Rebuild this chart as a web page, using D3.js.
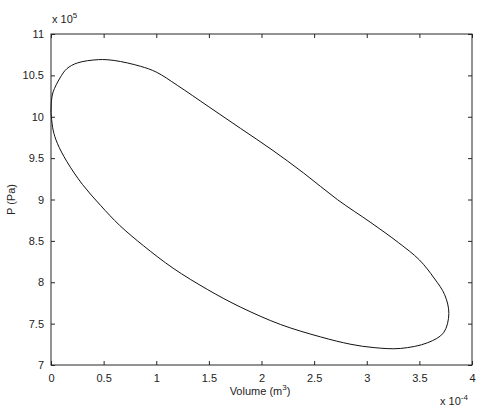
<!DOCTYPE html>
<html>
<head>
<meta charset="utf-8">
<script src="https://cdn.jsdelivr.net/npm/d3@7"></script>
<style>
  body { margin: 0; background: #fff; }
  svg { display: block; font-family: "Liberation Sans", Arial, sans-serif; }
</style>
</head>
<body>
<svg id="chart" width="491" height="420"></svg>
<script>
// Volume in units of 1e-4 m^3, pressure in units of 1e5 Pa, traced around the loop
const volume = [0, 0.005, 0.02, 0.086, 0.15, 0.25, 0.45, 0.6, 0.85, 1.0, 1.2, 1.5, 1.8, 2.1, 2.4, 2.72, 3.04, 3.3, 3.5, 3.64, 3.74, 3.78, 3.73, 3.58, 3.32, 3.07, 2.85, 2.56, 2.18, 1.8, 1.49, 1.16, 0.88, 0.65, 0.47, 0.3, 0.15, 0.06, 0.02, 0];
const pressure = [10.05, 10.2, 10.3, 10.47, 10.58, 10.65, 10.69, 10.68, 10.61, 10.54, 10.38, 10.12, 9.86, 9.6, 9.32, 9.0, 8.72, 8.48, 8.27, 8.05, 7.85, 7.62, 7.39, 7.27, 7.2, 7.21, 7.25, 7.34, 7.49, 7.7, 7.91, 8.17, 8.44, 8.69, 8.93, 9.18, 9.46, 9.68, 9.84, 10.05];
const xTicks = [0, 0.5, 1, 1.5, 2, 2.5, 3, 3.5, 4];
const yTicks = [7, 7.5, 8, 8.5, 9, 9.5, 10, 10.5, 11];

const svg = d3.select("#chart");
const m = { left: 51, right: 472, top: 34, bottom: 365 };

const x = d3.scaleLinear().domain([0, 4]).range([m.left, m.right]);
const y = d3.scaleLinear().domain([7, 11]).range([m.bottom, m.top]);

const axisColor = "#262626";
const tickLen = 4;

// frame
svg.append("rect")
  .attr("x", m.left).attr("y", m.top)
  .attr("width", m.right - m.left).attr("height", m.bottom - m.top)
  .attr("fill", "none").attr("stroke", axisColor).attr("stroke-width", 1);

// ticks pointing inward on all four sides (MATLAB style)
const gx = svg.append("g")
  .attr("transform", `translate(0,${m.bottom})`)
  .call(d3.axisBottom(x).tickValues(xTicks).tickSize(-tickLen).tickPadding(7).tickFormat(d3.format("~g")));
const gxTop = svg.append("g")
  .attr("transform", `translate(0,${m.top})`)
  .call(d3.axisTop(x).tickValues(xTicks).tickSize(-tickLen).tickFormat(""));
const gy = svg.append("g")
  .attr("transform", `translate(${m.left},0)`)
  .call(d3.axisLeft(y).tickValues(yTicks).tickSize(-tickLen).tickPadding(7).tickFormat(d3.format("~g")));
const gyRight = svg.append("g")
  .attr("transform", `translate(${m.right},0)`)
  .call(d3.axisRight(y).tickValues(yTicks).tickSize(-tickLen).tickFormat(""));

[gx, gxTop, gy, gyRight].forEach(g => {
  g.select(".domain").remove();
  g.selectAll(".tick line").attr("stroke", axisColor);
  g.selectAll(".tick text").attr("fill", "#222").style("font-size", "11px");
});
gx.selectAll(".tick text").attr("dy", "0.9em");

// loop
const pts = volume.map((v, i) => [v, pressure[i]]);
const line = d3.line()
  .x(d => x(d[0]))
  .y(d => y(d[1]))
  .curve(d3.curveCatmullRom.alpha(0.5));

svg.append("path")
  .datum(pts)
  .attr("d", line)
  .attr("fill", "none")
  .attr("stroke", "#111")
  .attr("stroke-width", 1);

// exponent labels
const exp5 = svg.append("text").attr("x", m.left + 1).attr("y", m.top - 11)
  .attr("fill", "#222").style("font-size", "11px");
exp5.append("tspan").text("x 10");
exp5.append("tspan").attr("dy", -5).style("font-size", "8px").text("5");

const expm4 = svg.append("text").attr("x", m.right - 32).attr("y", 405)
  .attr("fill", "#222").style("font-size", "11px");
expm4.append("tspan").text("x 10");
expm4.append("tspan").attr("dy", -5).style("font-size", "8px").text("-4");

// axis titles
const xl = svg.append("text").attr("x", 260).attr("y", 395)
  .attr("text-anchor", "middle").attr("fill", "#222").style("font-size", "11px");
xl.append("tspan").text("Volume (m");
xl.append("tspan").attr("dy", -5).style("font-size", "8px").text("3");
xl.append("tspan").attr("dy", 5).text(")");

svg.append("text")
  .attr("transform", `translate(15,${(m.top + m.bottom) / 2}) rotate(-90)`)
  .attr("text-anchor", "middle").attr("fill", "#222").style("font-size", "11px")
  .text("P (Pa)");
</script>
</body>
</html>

★ ★ ★ ★

:: Required task ::
Copy out each line exactly, without the pictures.

:: Solution to this problem ::
Rebuild this chart as a web page, using D3.js.
<!DOCTYPE html>
<html>
<head>
<meta charset="utf-8">
<script src="https://cdn.jsdelivr.net/npm/d3@7"></script>
<style>
  body { margin: 0; background: #fff; }
  svg { display: block; font-family: "Liberation Sans", Arial, sans-serif; }
</style>
</head>
<body>
<svg id="chart" width="491" height="420"></svg>
<script>
// Volume in units of 1e-4 m^3, pressure in units of 1e5 Pa, traced around the loop
const volume = [0, 0.005, 0.02, 0.086, 0.15, 0.25, 0.45, 0.6, 0.85, 1.0, 1.2, 1.5, 1.8, 2.1, 2.4, 2.72, 3.04, 3.3, 3.5, 3.64, 3.74, 3.78, 3.73, 3.58, 3.32, 3.07, 2.85, 2.56, 2.18, 1.8, 1.49, 1.16, 0.88, 0.65, 0.47, 0.3, 0.15, 0.06, 0.02, 0];
const pressure = [10.05, 10.2, 10.3, 10.47, 10.58, 10.65, 10.69, 10.68, 10.61, 10.54, 10.38, 10.12, 9.86, 9.6, 9.32, 9.0, 8.72, 8.48, 8.27, 8.05, 7.85, 7.62, 7.39, 7.27, 7.2, 7.21, 7.25, 7.34, 7.49, 7.7, 7.91, 8.17, 8.44, 8.69, 8.93, 9.18, 9.46, 9.68, 9.84, 10.05];
const xTicks = [0, 0.5, 1, 1.5, 2, 2.5, 3, 3.5, 4];
const yTicks = [7, 7.5, 8, 8.5, 9, 9.5, 10, 10.5, 11];

const svg = d3.select("#chart");
const m = { left: 51, right: 472, top: 34, bottom: 365 };

const x = d3.scaleLinear().domain([0, 4]).range([m.left, m.right]);
const y = d3.scaleLinear().domain([7, 11]).range([m.bottom, m.top]);

const axisColor = "#262626";
const tickLen = 4;

// frame
svg.append("rect")
  .attr("x", m.left).attr("y", m.top)
  .attr("width", m.right - m.left).attr("height", m.bottom - m.top)
  .attr("fill", "none").attr("stroke", axisColor).attr("stroke-width", 1);

// ticks pointing inward on all four sides (MATLAB style)
const gx = svg.append("g")
  .attr("transform", `translate(0,${m.bottom})`)
  .call(d3.axisBottom(x).tickValues(xTicks).tickSize(-tickLen).tickPadding(7).tickFormat(d3.format("~g")));
const gxTop = svg.append("g")
  .attr("transform", `translate(0,${m.top})`)
  .call(d3.axisTop(x).tickValues(xTicks).tickSize(-tickLen).tickFormat(""));
const gy = svg.append("g")
  .attr("transform", `translate(${m.left},0)`)
  .call(d3.axisLeft(y).tickValues(yTicks).tickSize(-tickLen).tickPadding(7).tickFormat(d3.format("~g")));
const gyRight = svg.append("g")
  .attr("transform", `translate(${m.right},0)`)
  .call(d3.axisRight(y).tickValues(yTicks).tickSize(-tickLen).tickFormat(""));

[gx, gxTop, gy, gyRight].forEach(g => {
  g.select(".domain").remove();
  g.selectAll(".tick line").attr("stroke", axisColor);
  g.selectAll(".tick text").attr("fill", "#222").style("font-size", "11px");
});
gx.selectAll(".tick text").attr("dy", "0.9em");

// loop
const pts = volume.map((v, i) => [v, pressure[i]]);
const line = d3.line()
  .x(d => x(d[0]))
  .y(d => y(d[1]))
  .curve(d3.curveCatmullRom.alpha(0.5));

svg.append("path")
  .datum(pts)
  .attr("d", line)
  .attr("fill", "none")
  .attr("stroke", "#111")
  .attr("stroke-width", 1);

// exponent labels
const exp5 = svg.append("text").attr("x", m.left + 1).attr("y", m.top - 11)
  .attr("fill", "#222").style("font-size", "11px");
exp5.append("tspan").text("x 10");
exp5.append("tspan").attr("dy", -5).style("font-size", "8px").text("5");

const expm4 = svg.append("text").attr("x", m.right - 32).attr("y", 405)
  .attr("fill", "#222").style("font-size", "11px");
expm4.append("tspan").text("x 10");
expm4.append("tspan").attr("dy", -5).style("font-size", "8px").text("-4");

// axis titles
const xl = svg.append("text").attr("x", 260).attr("y", 395)
  .attr("text-anchor", "middle").attr("fill", "#222").style("font-size", "11px");
xl.append("tspan").text("Volume (m");
xl.append("tspan").attr("dy", -5).style("font-size", "8px").text("3");
xl.append("tspan").attr("dy", 5).text(")");

svg.append("text")
  .attr("transform", `translate(15,${(m.top + m.bottom) / 2}) rotate(-90)`)
  .attr("text-anchor", "middle").attr("fill", "#222").style("font-size", "11px")
  .text("P (Pa)");
</script>
</body>
</html>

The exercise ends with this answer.